In the movement to reinvent American cities into bicycling friendly (warning, the jargon will begin …now) “Complete Streets” there’s NYC’s JSK (Janette Sadik-Khan, if you don’t already know) and there’s everybody else. She’s a villain to the local business associations and conservative/car centric community boards and the world’s greatest super hero to NYC cyclists and urban planners. Why? Because once the planning studies and design proposals were in on how to physically alter NYC’s streets to be more cycling friendly she used her considerable power, under mayor Michael Bloomberg (who is also a fan of the totalitarian approach), to do it quickly without bothering to go through the considerable process known as “community engagement.”

Not coincidentally, the biggest reoccurring theme to emerge from last week’s ProWalk/ProBike conference in Long Beach, California was  all centered around a single lynchpin in changing the world, which in the urban planning world is called “engagement.” Actually engagement mean a lot of things: feedback from a community on what improvements they want, approval from everyone from government to businesses and local citizens that a project is something they will support, pay for or at the very least not protest or deface. It can also mean conversations, corporate sponsorships, community board meetings, surveys, blah, blah. If you had to it could easily substitute for every other word in the common language and urban planners would still think they understood what was being communicated.

 Community support for change is incredibly important.

That said there are two major problems that are preventing urban planners from being the rockstars of change and holding back the country as a whole (not just cities) from the myriad benefits of things like walking, cycling and mixed modal infrastructure: the slow death of small ideas through complex engagement processes  and the inability to do what the closing speaker, Mark Gordon, founder of Streetfilms and Streetsblog, begged of the audience.

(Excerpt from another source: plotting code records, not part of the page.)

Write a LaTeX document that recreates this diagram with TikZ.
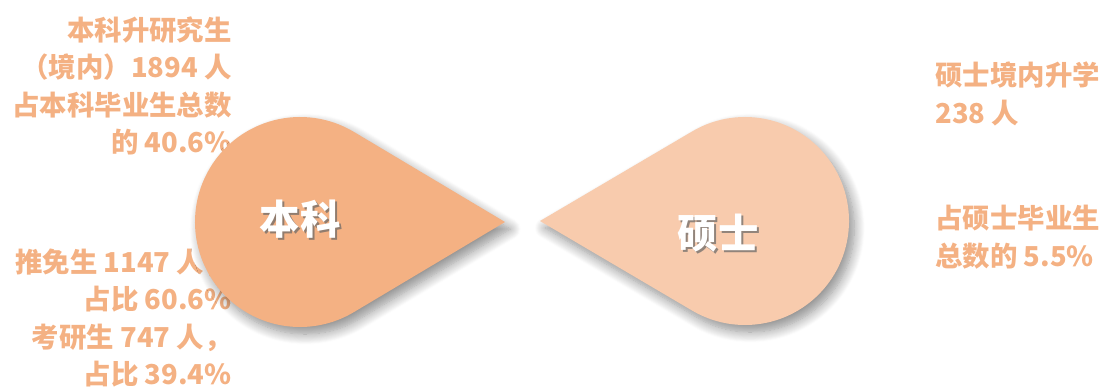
\documentclass[tikz,border=0pt]{standalone}
\usepackage{fontspec}
\newfontfamily\cjk{Noto Sans CJK SC}
\usetikzlibrary{shadows.blur}
\definecolor{bkorange}{HTML}{F4B183}
\definecolor{sspeach}{HTML}{F8CBAD}
\definecolor{statorange}{HTML}{F4B183}
\begin{document}
\begin{tikzpicture}[x=0.02cm, y=0.02cm,
  stat/.style={text=statorange, inner sep=0pt, font=\cjk\bfseries\fontsize{15.6pt}{21.4pt}\selectfont},
  drop/.style={blur shadow={shadow xshift=3pt, shadow yshift=-4pt, shadow blur radius=6pt, shadow blur steps=12, shadow opacity=45}},
  title/.style={text=white, inner sep=0pt, font=\cjk\bfseries\fontsize{23pt}{28pt}\selectfont},
  shade/.style={text=black!60, opacity=.7, inner sep=0pt, font=\cjk\bfseries\fontsize{23pt}{28pt}\selectfont}]
\useasboundingbox (0,0) rectangle (1104,387);
% left stats (drawn under the drop)
\node[stat, anchor=east, align=right] (bkup) at (232,301) {本科升研究生\\（境内）1894 人\\占本科毕业生总数\\的 40.6\%};
\node[stat, anchor=east, align=right] (bkdown) at (232,69) {推免生 1147 人，\\占比 60.6\%\\考研生 747 人，\\占比 39.4\%};
% right stats
\node[stat, anchor=west, align=left] (ssup) at (935,293) {硕士境内升学\\238 人};
\node[stat, anchor=west, align=left] (ssdown) at (935,150) {占硕士毕业生\\总数的 5.5\%};
% drops
\fill[bkorange, drop] (505,165) -- ($(300,165)+(59.2:105)$) arc[start angle=59.2, end angle=300.8, radius=105] -- cycle;
\fill[sspeach, drop] (540,166) -- ($(745,166)+(120.8:104)$) arc[start angle=120.8, end angle=-120.8, radius=104] -- cycle;
% titles
\node[shade] (bkshade) at (302,166) {本科};
\node[title] (bk) at (300,168) {本科};
\node[shade] (ssshade) at (720,152) {硕士};
\node[title] (ss) at (718,154) {硕士};
\end{tikzpicture}
\end{document}
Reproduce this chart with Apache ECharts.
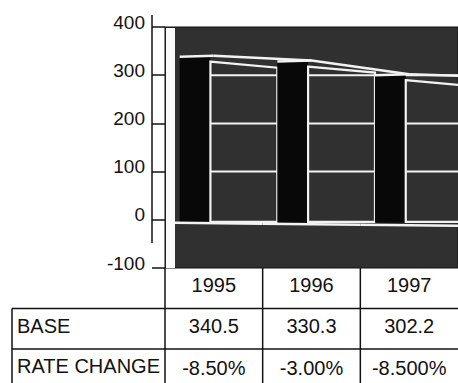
<!DOCTYPE html>
<html>
<head>
<meta charset="utf-8">
<script src="https://cdn.jsdelivr.net/npm/echarts@6/dist/echarts.min.js"></script>
<style>
html,body{margin:0;padding:0;background:#fff;}
#chart{width:458px;height:383px;}
</style>
</head>
<body>
<div id="chart"></div>
<script>
// ---- data ----
const categories = ['1995', '1996', '1997'];
const baseValues = [340.5, 330.3, 302.2];
const rateChange = ['-8.50%', '-3.00%', '-8.500%'];
const rowLabels = ['BASE', 'RATE CHANGE'];
const yTicks = [-100, 0, 100, 200, 300, 400];

const FONT = 'Liberation Sans, Arial, sans-serif';
const INK = '#111111';
const WHITE = '#f2f2f2';

const chart = echarts.init(document.getElementById('chart'), null, { renderer: 'svg' });

function renderBar(params, api) {
  const i = api.value(0);
  const v = api.value(1);
  const p = api.coord([i, v]);
  const p0 = api.coord([i, 0]);
  const bw = api.size([1, 0])[0];
  const L = p[0] - bw / 2;
  const sx0 = L + 0.15 * bw;
  const sx1 = L + 0.465 * bw;
  const fx1 = L + 1.15 * bw;
  const yTop = p[1];
  const y0 = p0[1];
  const children = [];
  if (i === 0) {
    const yMax = api.coord([i, yTicks[yTicks.length - 1]])[1];
    const yMin = api.coord([i, yTicks[0]])[1];
    children.push({ type: 'rect', shape: { x: L + 1, y: yMax + 1, width: 9, height: yMin - yMax - 1 }, style: { fill: '#fafafa' } });
  }
  // dark side of the bar
  children.push({ type: 'rect', shape: { x: sx0, y: yTop, width: sx1 - sx0, height: y0 + 3 - yTop }, style: { fill: '#080808' } });
  // front face (slightly sloping top)
  children.push({
    type: 'polygon',
    shape: { points: [[sx1, yTop + 6], [fx1, yTop + 12], [fx1, y0 + 2], [sx1, y0 + 2]] },
    style: { fill: '#303030', stroke: WHITE, lineWidth: 2.2 }
  });
  // grid lines inside the face
  yTicks.filter(t => t > 0 && t < v).forEach(t => {
    const yy = api.coord([i, t])[1];
    children.push({ type: 'line', shape: { x1: sx1, y1: yy, x2: fx1, y2: yy }, style: { stroke: WHITE, lineWidth: 2 } });
  });
  // side top edge
  children.push({ type: 'line', shape: { x1: sx0, y1: yTop + 1, x2: p[0], y2: yTop }, style: { stroke: WHITE, lineWidth: 2.5 } });
  // floor line
  children.push({ type: 'line', shape: { x1: i === 0 ? L + 10 : L, y1: y0 + 3 + i, x2: L + bw, y2: y0 + 4 + i }, style: { stroke: WHITE, lineWidth: 2.5 } });
  if (i === baseValues.length - 1) {
    children.push({ type: 'line', shape: { x1: p[0], y1: yTop, x2: L + bw + 10, y2: yTop + 2 }, style: { stroke: WHITE, lineWidth: 2.5 } });
  }
  return { type: 'group', children };
}

const GRID_LEFT = 165, AXIS_OFFSET = 13;

chart.setOption({
  animation: false,
  grid: { left: GRID_LEFT, right: -4, top: 27, bottom: 115, show: true, backgroundColor: '#303030', borderColor: '#111', borderWidth: 1 },
  xAxis: {
    type: 'category', data: categories,
    axisLine: { show: false }, axisTick: { show: false }, axisLabel: { show: false }, splitLine: { show: false }
  },
  yAxis: {
    type: 'value', min: yTicks[0], max: yTicks[yTicks.length - 1], interval: 100, offset: AXIS_OFFSET,
    axisLine: { show: false },
    axisTick: { show: true, inside: true, length: 13, lineStyle: { color: INK, width: 1.5 } },
    axisLabel: { color: INK, fontSize: 19, fontFamily: FONT, margin: 7, verticalAlign: 'bottom', lineHeight: 10 },
    splitLine: { show: false }
  },
  series: [
    { type: 'custom', data: baseValues.map((v, i) => [i, v]), renderItem: renderBar, z: 2 },
    { type: 'line', data: baseValues, symbol: 'none', lineStyle: { color: WHITE, width: 2.5 }, z: 3 }
  ]
});

// ---- table under the chart ----
const colX = categories.map(c => chart.convertToPixel({ xAxisIndex: 0 }, c));
const colW = colX[1] - colX[0];
const yTable = chart.convertToPixel({ yAxisIndex: 0 }, yTicks[0]);
const yTopTick = chart.convertToPixel({ yAxisIndex: 0 }, yTicks[yTicks.length - 1]);
const rowH = 40.5;
const tableLeft = 12;
const tableBottom = 400;
const lineStyle = { stroke: INK, lineWidth: 1.5 };
const textBase = { fill: INK, fontSize: 20, fontFamily: FONT };
const g = [];
// y axis line (as scanned: starts above the top tick, stops above the bottom tick)
g.push({ type: 'line', shape: { x1: GRID_LEFT - AXIS_OFFSET, y1: yTopTick - 12, x2: GRID_LEFT - AXIS_OFFSET, y2: yTable - 25 }, style: lineStyle });
colX.forEach(cx => {
  g.push({ type: 'line', shape: { x1: cx - colW / 2, y1: yTable, x2: cx - colW / 2, y2: tableBottom }, style: lineStyle });
});
[1, 2].forEach(r => {
  g.push({ type: 'line', shape: { x1: tableLeft, y1: yTable + r * rowH, x2: colX[colX.length - 1] + colW / 2, y2: yTable + r * rowH }, style: lineStyle });
});
g.push({ type: 'line', shape: { x1: tableLeft, y1: yTable + rowH, x2: tableLeft, y2: tableBottom }, style: lineStyle });
categories.forEach((c, k) => {
  g.push({ type: 'text', x: colX[k], y: yTable + rowH / 2 - 3, style: Object.assign({ text: c, align: 'center', verticalAlign: 'middle' }, textBase) });
  g.push({ type: 'text', x: colX[k], y: yTable + rowH * 1.5 - 3, style: Object.assign({ text: String(baseValues[k]), align: 'center', verticalAlign: 'middle' }, textBase) });
  g.push({ type: 'text', x: colX[k], y: yTable + rowH * 2.5 - 1, style: Object.assign({ text: rateChange[k], align: 'center', verticalAlign: 'middle' }, textBase) });
});
rowLabels.forEach((t, r) => {
  g.push({ type: 'text', x: tableLeft + 5, y: yTable + rowH * (1.5 + r) - 3, style: Object.assign({ text: t, align: 'left', verticalAlign: 'middle' }, textBase) });
});
chart.setOption({ graphic: g });
</script>
</body>
</html>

“Don’t go for the incremental improvement.”  The only way we’re going to get out of the mess we are collectively in (obesity and related health epidemics, looming energy crisis, climate change, etc., etc.) is to “Go for the Big Win.”

Harsh?

Here’s a few things I noticed very topically as someone from a privately owned business at a conference for government and non-profit advocates and planners.

  • Everyone was in pretty good shape: men almost all around wore relaxed cargo shorts, teva sandals and looked like they enjoyed the outdoors. The majority of the attendees were middle aged males, with a smaller contingent of women who also tended to be middle aged caucasians. They all seemed to have at least two masters degrees.
  • They are all very concerned with helping their communities through things like bike lanes and developing better accessibility to schools, jobs and recreation without requiring a car, but are not exactly sure how to help or what solutions people who are poor/culturally diverse need. They are very concerned on how to poll these people in innovative ways but are oblivious to the idea of hiring from these groups.
  • Their lives are relatively comfortable and middle class. They have not traveled extensively. These are not bad things, but collectively they hobble the nation’s ability to understand complexity or to visualize solutions or new ways of reinventing our civic space.
  • The de facto view of cycling as transportation is seen as a “step down” from the implied luxury of driving a car.
I think everyone has a grandparent whose ideas of the world are a little… out of date. It doesn’t mean grandpa isn’t a good person or that you should love him any less, but do you really want someone who cannot relate to your experience of the world to determine what it looks like?  I would argue that the larger awareness of cycling as a healthy form of transportation has more than anything else standing in its’ way a lack of insight and motivation that stems from the homogeny of the very well intentioned people charged with enacting those changes.
So, is it that urban planners are hopelessly stuck in committee on how to make “complete streets” the new normal? Or that there should be more bold JSK style visionaries enacting change and letting communities get used to it after the fact? Both approaches clearly have strong possibilities for success or failure. What is likely to be a better answer, however, is going back into those communities and giving people credit for being intelligent enough to contribute their experiences beyond participating in surveys and actively participating as paid members of the civic, consulting or non-profit actively working at the local level.